My favorite episode of The Office? It’s definitely the one where Michael accidentally wears a women’s suit, and then goes to New York to ask for a raise. Wait, wait, no. It’s the episode where Michael threatens to jump off the roof after he’s embarrassed by the warehouse’s safety training. Oh! How could I forget? It’s when Jan and Michael have an incredibly awkward dinner party and break up. No! It’s the one where Jan holds a women in the workplace seminar. But who could forget when Michael dresses up as Willy Wonka?

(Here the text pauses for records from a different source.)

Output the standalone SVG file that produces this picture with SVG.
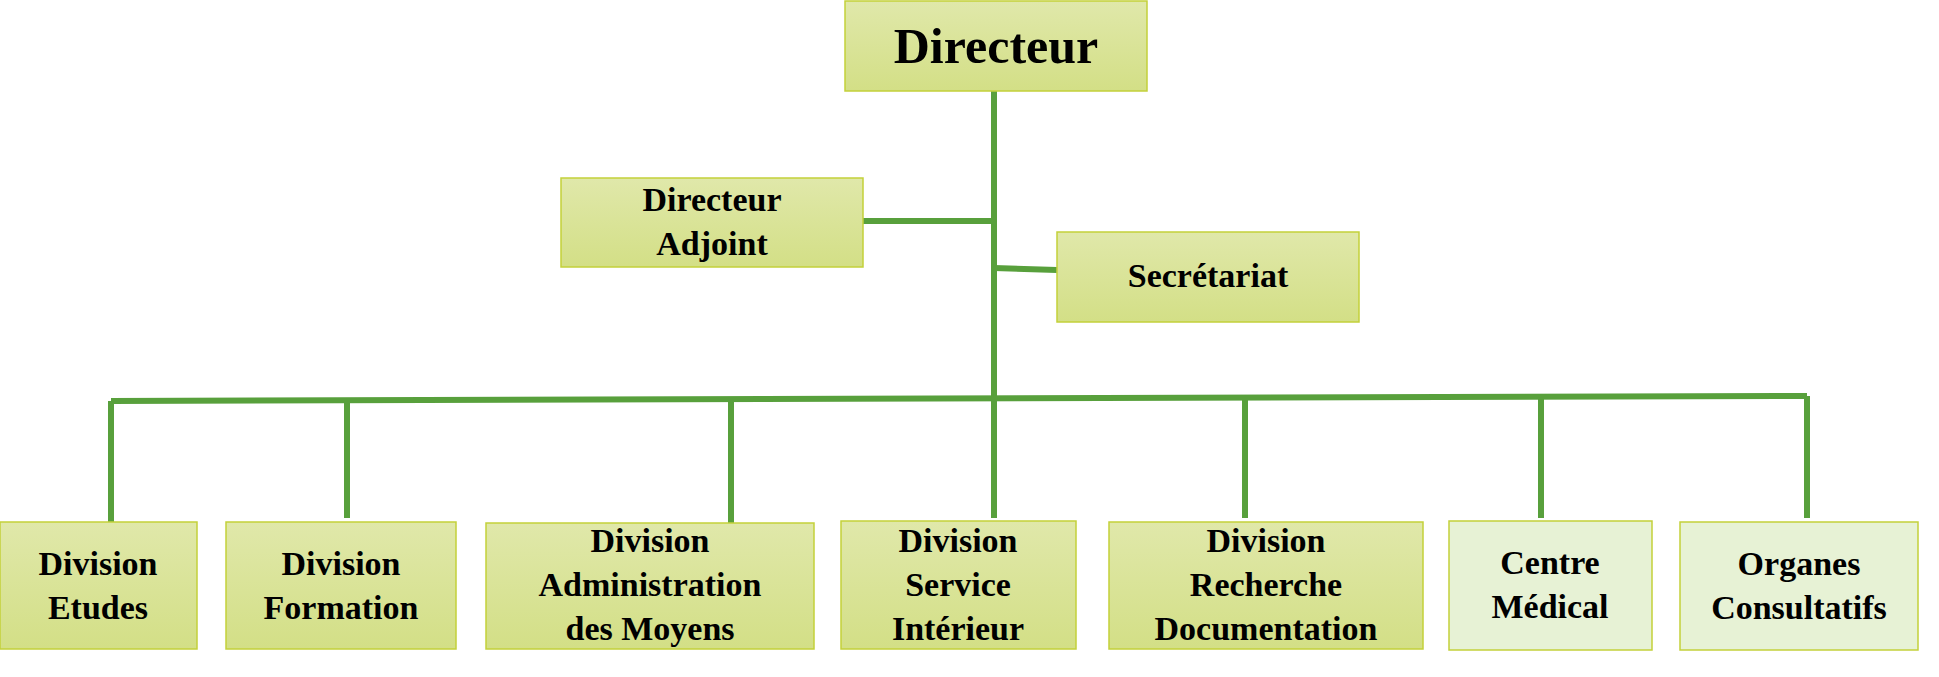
<svg xmlns="http://www.w3.org/2000/svg" width="1939" height="677" viewBox="0 0 1939 677">
<style>
.b{fill:url(#g);stroke:#c3d13a;stroke-width:1.5}
.l{fill:#e7f2d5;stroke:#c3d13a;stroke-width:1.5}
text{font-family:"Liberation Serif",serif;font-weight:bold;font-size:34px;fill:#000;text-anchor:middle}
.c line{stroke:#58a03c;stroke-width:6}
</style>
<defs><linearGradient id="g" x1="0" y1="0" x2="0" y2="1"><stop offset="0" stop-color="#e0e8aa"/><stop offset="1" stop-color="#d3df86"/></linearGradient></defs>
<g class="c">
<line x1="994" y1="91" x2="994" y2="400"/>
<line x1="863" y1="221" x2="994" y2="221"/>
<line x1="994" y1="268" x2="1057" y2="270"/>
<line x1="111" y1="401" x2="1807" y2="396"/>
<line x1="111" y1="401" x2="111" y2="523"/>
<line x1="347" y1="399" x2="347" y2="518"/>
<line x1="731" y1="399" x2="731" y2="523"/>
<line x1="994" y1="398" x2="994" y2="518"/>
<line x1="1245" y1="397" x2="1245" y2="518"/>
<line x1="1541" y1="397" x2="1541" y2="518"/>
<line x1="1807" y1="396" x2="1807" y2="518"/>
</g>
<g id="directeur"><rect class="b" x="845" y="1" width="302" height="90"/><text x="996" y="63" style="font-size:50px">Directeur</text></g>
<g id="adjoint"><rect class="b" x="561" y="178" width="302" height="89"/><text x="712" y="211">Directeur</text><text x="712" y="255">Adjoint</text></g>
<g id="secretariat"><rect class="b" x="1057" y="232" width="302" height="90"/><text x="1208" y="287">Secrétariat</text></g>
<g id="etudes"><rect class="b" x="0" y="522" width="197" height="127"/><text x="98" y="575">Division</text><text x="98" y="619">Etudes</text></g>
<g id="formation"><rect class="b" x="226" y="522" width="230" height="127"/><text x="341" y="575">Division</text><text x="341" y="619">Formation</text></g>
<g id="admin"><rect class="b" x="486" y="523" width="328" height="126"/><text x="650" y="552">Division</text><text x="650" y="596">Administration</text><text x="650" y="640">des Moyens</text></g>
<g id="service"><rect class="b" x="841" y="521" width="235" height="128"/><text x="958" y="552">Division</text><text x="958" y="596">Service</text><text x="958" y="640">Intérieur</text></g>
<g id="recherche"><rect class="b" x="1109" y="522" width="314" height="127"/><text x="1266" y="552">Division</text><text x="1266" y="596">Recherche</text><text x="1266" y="640">Documentation</text></g>
<g id="centre"><rect class="l" x="1449" y="521" width="203" height="129"/><text x="1550" y="574">Centre</text><text x="1550" y="618">Médical</text></g>
<g id="organes"><rect class="l" x="1680" y="522" width="238" height="128"/><text x="1799" y="575">Organes</text><text x="1799" y="619">Consultatifs</text></g>
</svg>
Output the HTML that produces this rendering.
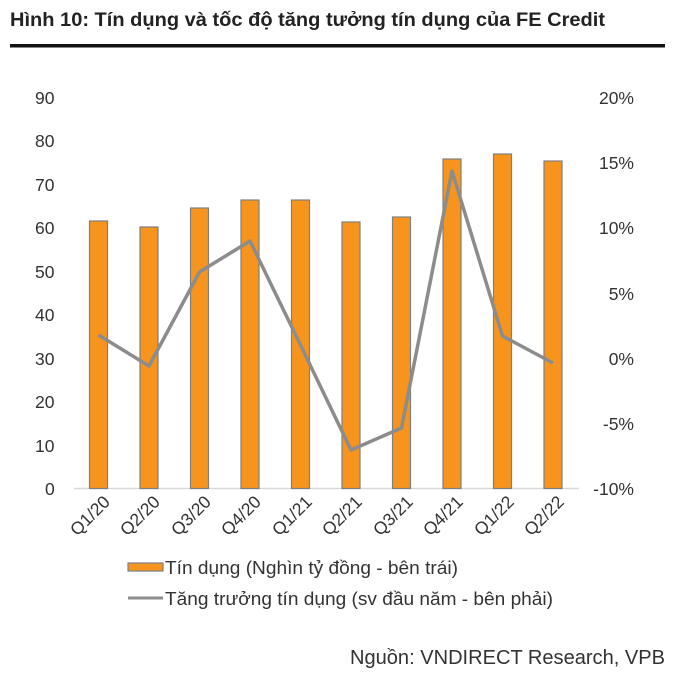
<!DOCTYPE html>
<html><head><meta charset="utf-8"><style>
body{margin:0;background:#fff;}
svg{display:block;font-family:"Liberation Sans",Arial,sans-serif;}
</style></head><body>
<svg width="690" height="679" viewBox="0 0 690 679" xmlns="http://www.w3.org/2000/svg">
<text x="10" y="26" font-size="19.5" font-weight="bold" fill="#222" textLength="595" lengthAdjust="spacingAndGlyphs">Hình 10: Tín dụng và tốc độ tăng tưởng tín dụng của FE Credit</text>
<rect x="10" y="44" width="655" height="3.5" fill="#111"/>
<g font-size="17.5" fill="#333">
<text x="35" y="104">90</text>
<text x="35" y="147">80</text>
<text x="35" y="191">70</text>
<text x="35" y="234">60</text>
<text x="35" y="278">50</text>
<text x="35" y="321">40</text>
<text x="35" y="365">30</text>
<text x="35" y="408">20</text>
<text x="35" y="452">10</text>
<text x="45" y="495">0</text>
<g text-anchor="end">
<text x="634" y="104">20%</text>
<text x="634" y="169">15%</text>
<text x="634" y="234">10%</text>
<text x="634" y="300">5%</text>
<text x="634" y="365">0%</text>
<text x="634" y="430">-5%</text>
<text x="634" y="495">-10%</text>
</g>
</g>
<line x1="74" y1="488.5" x2="579" y2="488.5" stroke="#d9d9d9" stroke-width="1.5"/>
<g fill="#f7941d" stroke="#7f7f7f" stroke-width="1.2">
<rect x="89.5" y="221" width="18" height="267.5"/>
<rect x="140" y="227" width="18" height="261.5"/>
<rect x="190.5" y="208" width="18" height="280.5"/>
<rect x="241" y="200" width="18" height="288.5"/>
<rect x="291.5" y="200" width="18" height="288.5"/>
<rect x="342" y="222" width="18" height="266.5"/>
<rect x="392.5" y="217" width="18" height="271.5"/>
<rect x="443" y="159" width="18" height="329.5"/>
<rect x="493.5" y="154" width="18" height="334.5"/>
<rect x="544" y="161" width="18" height="327.5"/>
</g>
<polyline fill="none" stroke="#8c8c8c" stroke-width="3.5" stroke-linejoin="round" points="98.5,335 149,366 199.5,272 250,241 300.5,345 351,450 401.5,428 452,171 502.5,336 553,363"/>
<g font-size="17.5" fill="#333">
<text transform="translate(111,503) rotate(-45)" text-anchor="end">Q1/20</text>
<text transform="translate(161,503) rotate(-45)" text-anchor="end">Q2/20</text>
<text transform="translate(212,503) rotate(-45)" text-anchor="end">Q3/20</text>
<text transform="translate(262,503) rotate(-45)" text-anchor="end">Q4/20</text>
<text transform="translate(313,503) rotate(-45)" text-anchor="end">Q1/21</text>
<text transform="translate(363,503) rotate(-45)" text-anchor="end">Q2/21</text>
<text transform="translate(414,503) rotate(-45)" text-anchor="end">Q3/21</text>
<text transform="translate(464,503) rotate(-45)" text-anchor="end">Q4/21</text>
<text transform="translate(515,503) rotate(-45)" text-anchor="end">Q1/22</text>
<text transform="translate(565,503) rotate(-45)" text-anchor="end">Q2/22</text>
</g>
<rect x="128" y="563" width="35" height="8" fill="#f7941d" stroke="#7f7f7f" stroke-width="1.2"/>
<text x="165" y="574" font-size="18.5" fill="#333" textLength="293" lengthAdjust="spacingAndGlyphs">Tín dụng (Nghìn tỷ đồng - bên trái)</text>
<line x1="128" y1="598" x2="163" y2="598" stroke="#8c8c8c" stroke-width="3"/>
<text x="165" y="605" font-size="18.5" fill="#333" textLength="388" lengthAdjust="spacingAndGlyphs">Tăng trưởng tín dụng (sv đầu năm - bên phải)</text>
<text x="665" y="664" font-size="20" fill="#333" text-anchor="end" textLength="315" lengthAdjust="spacingAndGlyphs">Nguồn: VNDIRECT Research, VPB</text>
</svg>
</body></html>
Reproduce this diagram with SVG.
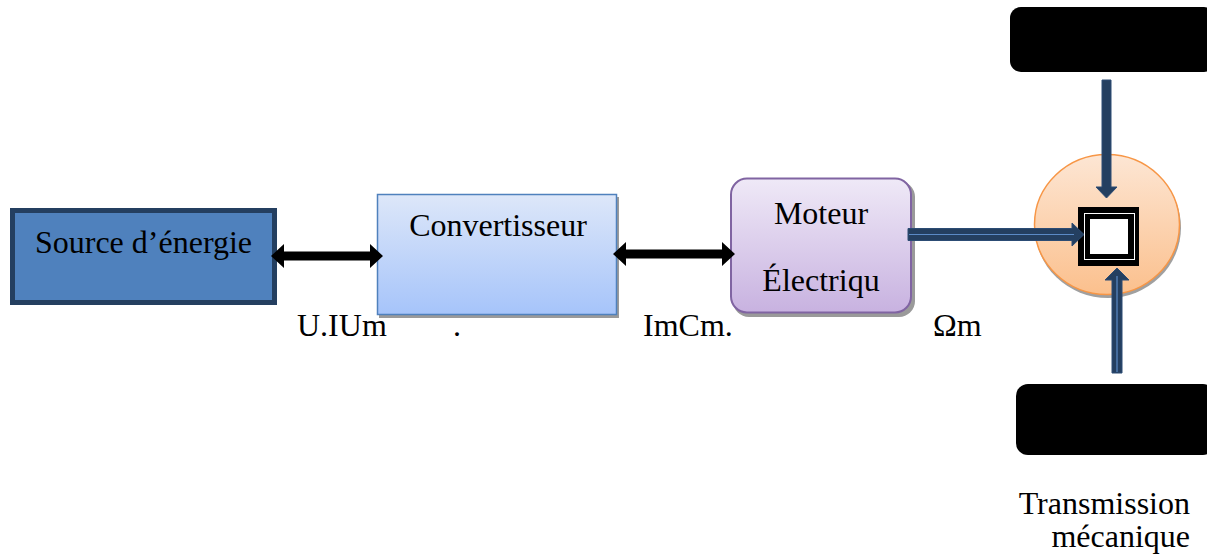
<svg xmlns="http://www.w3.org/2000/svg" width="1207" height="558" viewBox="0 0 1207 558">
<defs>
<linearGradient id="gConv" x1="0" y1="0" x2="0" y2="1"><stop offset="0" stop-color="#DDE7F9"/><stop offset="1" stop-color="#A6C4FA"/></linearGradient>
<linearGradient id="gMot" x1="0" y1="0" x2="0" y2="1"><stop offset="0" stop-color="#EFE9F7"/><stop offset="1" stop-color="#C8B2E0"/></linearGradient>
<linearGradient id="gCirc" x1="0" y1="0" x2="0" y2="1"><stop offset="0" stop-color="#FDE6D4"/><stop offset="1" stop-color="#FBC08D"/></linearGradient>
</defs>
<style>
.t{font-family:"Liberation Serif","Times New Roman",serif;font-size:32px;fill:#000}
.blk{fill:#000}
.nav{fill:#243F60;stroke:#2C4C74;stroke-width:1}
.hl{stroke:#5B8AC6;stroke-width:1.2}
.shadow{fill:#9A9A9A}
</style>
<g id="source">
<rect x="12.5" y="210.5" width="262" height="92" fill="#4F81BD" stroke="#243F60" stroke-width="5"/>
<text class="t" x="143.5" y="253" text-anchor="middle">Source d’énergie</text>
</g>
<g id="convertisseur">
<rect class="shadow" x="379" y="197" width="240" height="121"/>
<rect x="377.5" y="194.5" width="239" height="120" fill="url(#gConv)" stroke="#4F81BD" stroke-width="1.5"/>
<text class="t" x="498" y="236" text-anchor="middle">Convertisseur</text>
</g>
<g id="moteur">
<rect class="shadow" x="733" y="181" width="182" height="136" rx="16"/>
<rect x="731" y="178.5" width="180" height="134" rx="16" fill="url(#gMot)" stroke="#8064A2" stroke-width="2"/>
<text class="t" x="821" y="224" text-anchor="middle">Moteur</text>
<text class="t" x="821" y="291" text-anchor="middle">Électriqu</text>
</g>
<g id="transmission">
<ellipse cx="1108" cy="227.5" rx="73" ry="70.5" fill="#A0A0A0"/>
<ellipse cx="1107" cy="224.5" rx="72.5" ry="70" fill="url(#gCirc)" stroke="#F79646" stroke-width="1.5"/>
<rect x="1078" y="207" width="61" height="59" fill="#000"/>
<rect x="1084.5" y="213.5" width="50" height="46" fill="none" stroke="#fff" stroke-width="1"/>
<rect x="1090" y="219" width="38" height="35" fill="#fff"/>
</g>
<g id="roue-haut">
<rect x="1010" y="7" width="205" height="65" rx="11" fill="#000"/>
</g>
<g id="roue-bas">
<rect x="1016" y="384" width="199" height="71" rx="12" fill="#000"/>
</g>
<g id="labels">
<text class="t" x="297" y="336">U.IUm</text>
<text class="t" x="453" y="336">.</text>
<text class="t" x="643" y="336">ImCm.</text>
<text class="t" x="933" y="336">Ωm</text>
<text class="t" x="1190" y="514" text-anchor="end">Transmission</text>
<text class="t" x="1190" y="547" text-anchor="end">mécanique</text>
</g>
<g id="connectors">
<polygon class="blk" points="271,256 284,244 284,251.5 370,251.5 370,244 383,256 370,268 370,260.5 284,260.5 284,268"/>
<polygon class="blk" points="613,254 626,242 626,249.5 722,249.5 722,242 735,254 722,266 722,258.5 626,258.5 626,266"/>
<polygon class="nav" points="908,228.5 1072,228.5 1072,223 1084,234.5 1072,246 1072,240.5 908,240.5"/>
<line class="hl" x1="909" y1="234.5" x2="1074" y2="234.5"/>
<polygon class="nav" points="1102,80 1111,80 1111,187 1117,187 1106.5,198 1096,187 1102,187"/>
<polygon class="nav" points="1112,373 1122,373 1122,280 1129,280 1117,268 1105,280 1112,280"/>
<line class="hl" x1="1117" y1="372" x2="1117" y2="276"/>
</g>
</svg>
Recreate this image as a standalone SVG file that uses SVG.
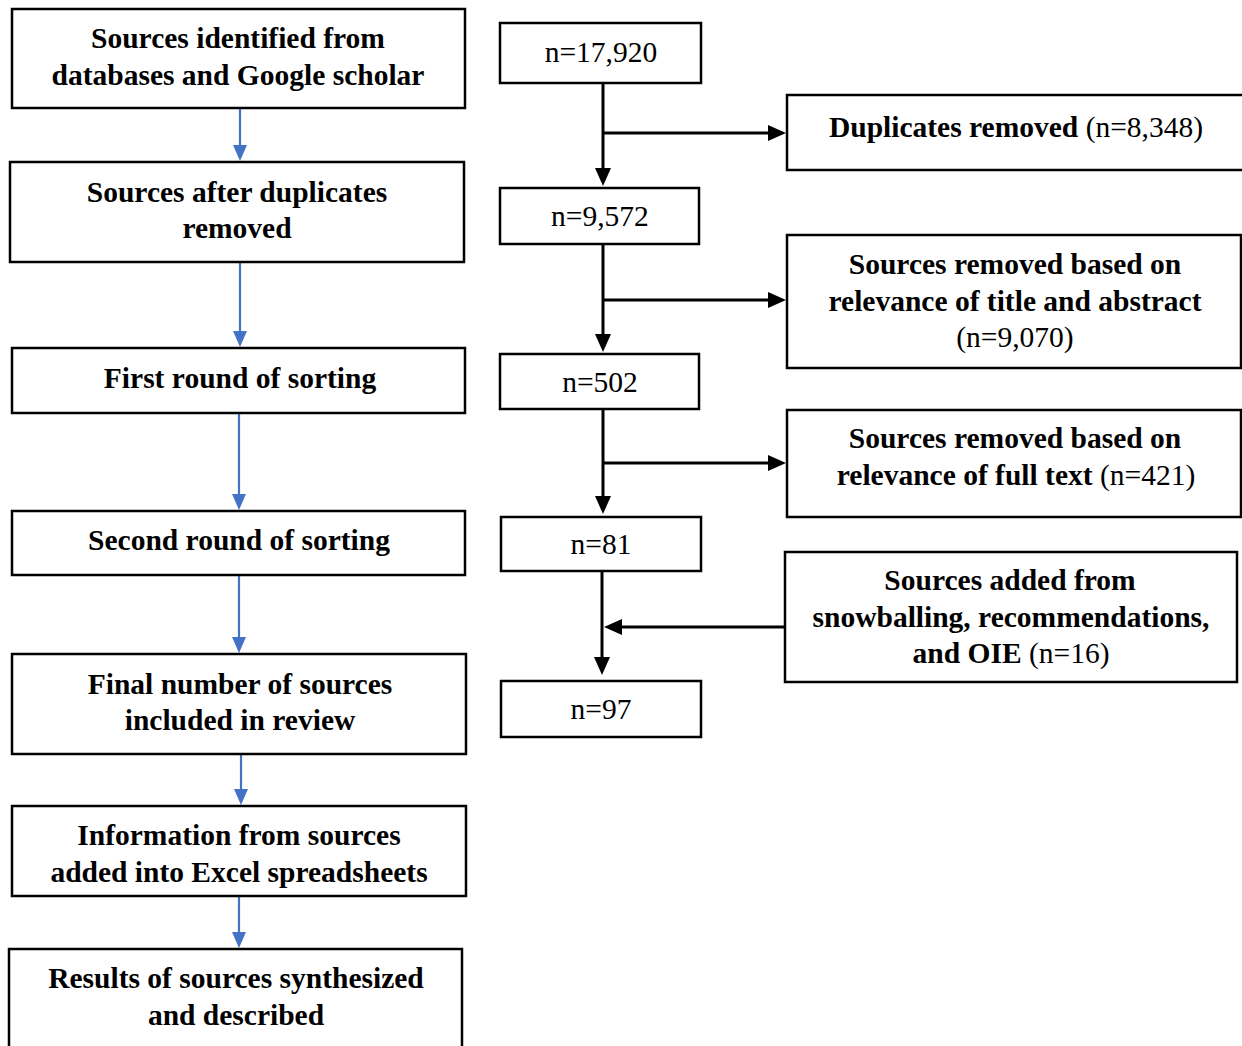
<svg xmlns="http://www.w3.org/2000/svg" width="1242" height="1046" viewBox="0 0 1242 1046">
<style>
.box{fill:#fff;stroke:#000;stroke-width:2.5}
.t{font-family:"Liberation Serif","Times New Roman",serif;font-size:29.5px;font-weight:bold;fill:#000;text-anchor:middle}
.r{font-weight:normal}
.blue{stroke:#4472C4;stroke-width:2.2;fill:none}
.blk{stroke:#000;stroke-width:3;fill:none}
</style>
<defs>
<marker id="ab" markerUnits="userSpaceOnUse" viewBox="0 0 16 14" markerWidth="16" markerHeight="14" refX="8" refY="7" orient="auto">
<path d="M0,0 L16,7 L0,14 z" fill="#4472C4"/>
</marker>
<marker id="ak" markerUnits="userSpaceOnUse" viewBox="0 0 18 16" markerWidth="18" markerHeight="16" refX="10" refY="8" orient="auto">
<path d="M0,0 L18,8 L0,16 z" fill="#000"/>
</marker>
</defs>
<rect width="1242" height="1046" fill="#fff"/>

<g id="connectors">
<line class="blue" x1="240" y1="108" x2="240" y2="153" marker-end="url(#ab)"/>
<line class="blue" x1="240" y1="262" x2="240" y2="339" marker-end="url(#ab)"/>
<line class="blue" x1="239" y1="413" x2="239" y2="502" marker-end="url(#ab)"/>
<line class="blue" x1="239" y1="575" x2="239" y2="645" marker-end="url(#ab)"/>
<line class="blue" x1="241" y1="754" x2="241" y2="797" marker-end="url(#ab)"/>
<line class="blue" x1="239" y1="896" x2="239" y2="940" marker-end="url(#ab)"/>

<line class="blk" x1="603" y1="83" x2="603" y2="178" marker-end="url(#ak)"/>
<line class="blk" x1="603" y1="133" x2="778" y2="133" marker-end="url(#ak)"/>
<line class="blk" x1="603" y1="244" x2="603" y2="344" marker-end="url(#ak)"/>
<line class="blk" x1="603" y1="300" x2="778" y2="300" marker-end="url(#ak)"/>
<line class="blk" x1="603" y1="409" x2="603" y2="506" marker-end="url(#ak)"/>
<line class="blk" x1="603" y1="463" x2="778" y2="463" marker-end="url(#ak)"/>
<line class="blk" x1="602" y1="571" x2="602" y2="667" marker-end="url(#ak)"/>
<line class="blk" x1="785" y1="627" x2="612" y2="627" marker-end="url(#ak)"/>
</g>

<g id="identified">
<rect class="box" x="12" y="9" width="453" height="99"/>
<text class="t" x="238" y="48">Sources identified from</text>
<text class="t" x="238" y="85">databases and Google scholar</text>
</g>
<g id="after-duplicates">
<rect class="box" x="10" y="162" width="454" height="100"/>
<text class="t" x="237" y="202">Sources after duplicates</text>
<text class="t" x="237" y="238">removed</text>
</g>
<g id="first-round">
<rect class="box" x="12" y="348" width="453" height="65"/>
<text class="t" x="240" y="388">First round of sorting</text>
</g>
<g id="second-round">
<rect class="box" x="12" y="511" width="453" height="64"/>
<text class="t" x="239" y="550">Second round of sorting</text>
</g>
<g id="final-number">
<rect class="box" x="12" y="654" width="454" height="100"/>
<text class="t" x="240" y="694">Final number of sources</text>
<text class="t" x="240" y="730">included in review</text>
</g>
<g id="information">
<rect class="box" x="12" y="806" width="454" height="90"/>
<text class="t" x="239" y="845">Information from sources</text>
<text class="t" x="239" y="882">added into Excel spreadsheets</text>
</g>
<g id="results">
<rect class="box" x="9" y="949" width="453" height="110"/>
<text class="t" x="236" y="988">Results of sources synthesized</text>
<text class="t" x="236" y="1025">and described</text>
</g>

<g id="n17920">
<rect class="box" x="500" y="23" width="201" height="60"/>
<text class="t r" x="601" y="62">n=17,920</text>
</g>
<g id="n9572">
<rect class="box" x="500" y="188" width="199" height="56"/>
<text class="t r" x="600" y="226">n=9,572</text>
</g>
<g id="n502">
<rect class="box" x="500" y="354" width="199" height="55"/>
<text class="t r" x="600" y="392">n=502</text>
</g>
<g id="n81">
<rect class="box" x="501" y="517" width="200" height="54"/>
<text class="t r" x="601" y="554">n=81</text>
</g>
<g id="n97">
<rect class="box" x="501" y="681" width="200" height="56"/>
<text class="t r" x="601" y="719">n=97</text>
</g>

<g id="duplicates-removed">
<rect class="box" x="787" y="95" width="470" height="75"/>
<text class="t" x="1016" y="137">Duplicates removed <tspan class="r">(n=8,348)</tspan></text>
</g>
<g id="removed-title-abstract">
<rect class="box" x="787" y="235" width="454" height="133"/>
<text class="t" x="1015" y="274">Sources removed based on</text>
<text class="t" x="1015" y="311">relevance of title and abstract</text>
<text class="t r" x="1015" y="347">(n=9,070)</text>
</g>
<g id="removed-full-text">
<rect class="box" x="787" y="410" width="454" height="107"/>
<text class="t" x="1015" y="448">Sources removed based on</text>
<text class="t" x="1016" y="485">relevance of full text <tspan class="r">(n=421)</tspan></text>
</g>
<g id="sources-added">
<rect class="box" x="785" y="552" width="452" height="130"/>
<text class="t" x="1010" y="590">Sources added from</text>
<text class="t" x="1011" y="627">snowballing, recommendations,</text>
<text class="t" x="1011" y="663">and OIE <tspan class="r">(n=16)</tspan></text>
</g>
</svg>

“The Office isn’t as good as it used to be,” everyone who’s watched the show will tell you, and they’re right. But I grew attached to the characters over that time and I still enjoy its occasional moments of brilliance. I want to know what happens to Jim and Pam and Angela and Oscar and Toby and Daryl and Creed and Meredith and Todd Packer. It’s a sitcom with a great ensemble cast, up there with Seinfeld and Cheers in the great NBC comedy pantheon.
It’s also fun, of course, that The Office happens to be set in Pennsylvania and references Philadelphia occasionally. (Do you think it is lame to feel validated by a television show’s mention of your city? Welcome to Philadelphia! I hope you enjoy living here; you’ll understand this eventually.)What’s great about The Office‘s Philadelphia references is how they avoid making the easy joke. It’s not all Rocky and cheesesteak lines. Several office members are fans of Philly teams (the characters essentially split, like the Scranton area does, between Philly and Pittsburgh fans). Kelly mentions Franklin Mills in her rundown of Pennsylvania malls. A deleted scene shows Michael thinking Allen Iverson is a huge guy. There’s a conference at the Convention Center, an episode where Angela says in her family “looks like someone took the slow train from Philly” is code for “check out the slut.” And Philly’s own Kate Flannery plays office drunk Meredith.
Last Thursday’s premiere hinted at an even greater role for Philly in The Office. Jim, realizing that he’s been stuck on a plot treadmill for the last two seasons, decides to accept his college roommate’s offer of partnering to start a sports management firm in Philadelphia. Jim has always been attracted to the city; he’s a Philadelphia sports fan and his Second Life character was Philly Jim, a sportswriter from Philadelphia. Personally, having the dream job of a popular, attractive television character makes me feel pretty good. And considering Jim turned down a good job offer at corporate in New York City, a sitcom star spurning New York for Philly would be icing on the cake. (Hi again! New here? You’ll get why we’re this way eventually.)
There aren’t too many sitcoms set in Philadelphia; the reigning champion is It’s Always Sunny in Philadelphia. Amen was a decent-if-schmaltzy post-Jeffersons vehicle for Philly native Sherman Helmsley, and there’s an episode in Philly-set Boy Meets World where Cory attends a Jake “The Snake” Roberts-Vader match at The Spectrum. The fourth season of little-watched ‘Til Death was the most surreal sitcom since Get a Life. And, of course, there’s the cartoon Fat Albert and the Cosby Kids. Unfortunately, Kevin Hart’s The Big House—a reverse Fresh Prince where a rich dude moves to Philly—lasted just six episodes.
So we Philadelphia sitcom fans will take the Philly references where we can get them. But Jim and Pam moving to Philly to create their new life in the end? That might be too much.
Where Will Jim and Pam Live in Philadelphia
I’ve been hashing it out over the past week: Where would two yokels from Scranton in their 30s live in Philadelphia? The obvious answer is the Far Northeast, but I could see Jim and Pam moving to Manayunk or even Lower Bucks County, too. Or maybe they’ll be among the gentrifiers in Point Breeze, hiring a babysitter so they could go drink at American Sardine Bar. They’ll move to the suburbs for the schools after five or six years in Philly.
What Will Happen to Jim and Pam in Philadelphia
Jim’s sports management firm idea fails, and after bouncing around for a bit he eventually gets a job as a salesman in South Jersey. He continues to spin his wheels until he starts a Philadelphia sports blog, which becomes a small success when he posts a reader tip about an opposing hockey team in town getting into a fight on the Continental Midtown roof deck. He eventually lands a weekly sports column for The Philly Post. Jim blows off steam by getting Union season tickets and tailgating at every home game in Lot A.
Pam continues her art career, showing off her terrible art at terrible First Friday show that goes unmentioned by the alt-weeklies. Undeterred, her Philly Fringe show about her time as a receptionist for a monster of a boss in Scranton, Pennsylvania, becomes the runaway hit of the 2014 festival.